--- Directions ---
Repeat, exactly and only, the lines from the beginning of the data through the line with "father = [2, 64.5]". Pictures are left out.

** BEGIN Data provided **

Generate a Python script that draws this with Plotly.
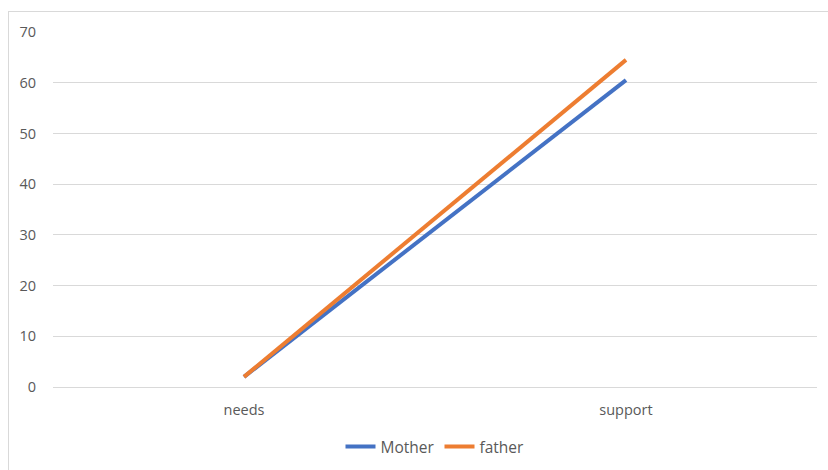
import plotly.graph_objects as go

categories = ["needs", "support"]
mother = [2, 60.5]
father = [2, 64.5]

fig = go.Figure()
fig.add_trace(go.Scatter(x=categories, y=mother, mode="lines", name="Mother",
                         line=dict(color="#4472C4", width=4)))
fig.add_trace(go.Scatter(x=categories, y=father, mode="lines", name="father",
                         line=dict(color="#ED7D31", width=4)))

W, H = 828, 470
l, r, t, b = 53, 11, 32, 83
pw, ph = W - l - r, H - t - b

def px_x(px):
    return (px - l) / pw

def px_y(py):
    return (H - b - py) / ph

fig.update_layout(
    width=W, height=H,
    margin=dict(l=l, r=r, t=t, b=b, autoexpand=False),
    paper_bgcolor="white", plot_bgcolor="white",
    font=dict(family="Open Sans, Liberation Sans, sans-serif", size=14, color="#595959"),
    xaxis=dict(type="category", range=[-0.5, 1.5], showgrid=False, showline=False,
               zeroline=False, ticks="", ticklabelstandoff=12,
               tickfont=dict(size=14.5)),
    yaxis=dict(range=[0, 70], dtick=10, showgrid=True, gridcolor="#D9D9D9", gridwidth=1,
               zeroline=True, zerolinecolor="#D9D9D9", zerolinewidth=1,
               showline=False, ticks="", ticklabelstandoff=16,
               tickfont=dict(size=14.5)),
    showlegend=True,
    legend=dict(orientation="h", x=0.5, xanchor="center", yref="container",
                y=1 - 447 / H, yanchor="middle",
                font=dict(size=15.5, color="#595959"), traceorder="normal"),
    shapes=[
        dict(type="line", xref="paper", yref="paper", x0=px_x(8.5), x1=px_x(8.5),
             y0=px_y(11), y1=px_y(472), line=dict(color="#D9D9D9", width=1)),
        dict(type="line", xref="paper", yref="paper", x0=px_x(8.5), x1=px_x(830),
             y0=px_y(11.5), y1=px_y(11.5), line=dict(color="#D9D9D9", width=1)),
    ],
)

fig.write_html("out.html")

** END Data provided **

--- Exercise response ---
Generate a Python script that draws this with Plotly.
import plotly.graph_objects as go

categories = ["needs", "support"]
mother = [2, 60.5]
father = [2, 64.5]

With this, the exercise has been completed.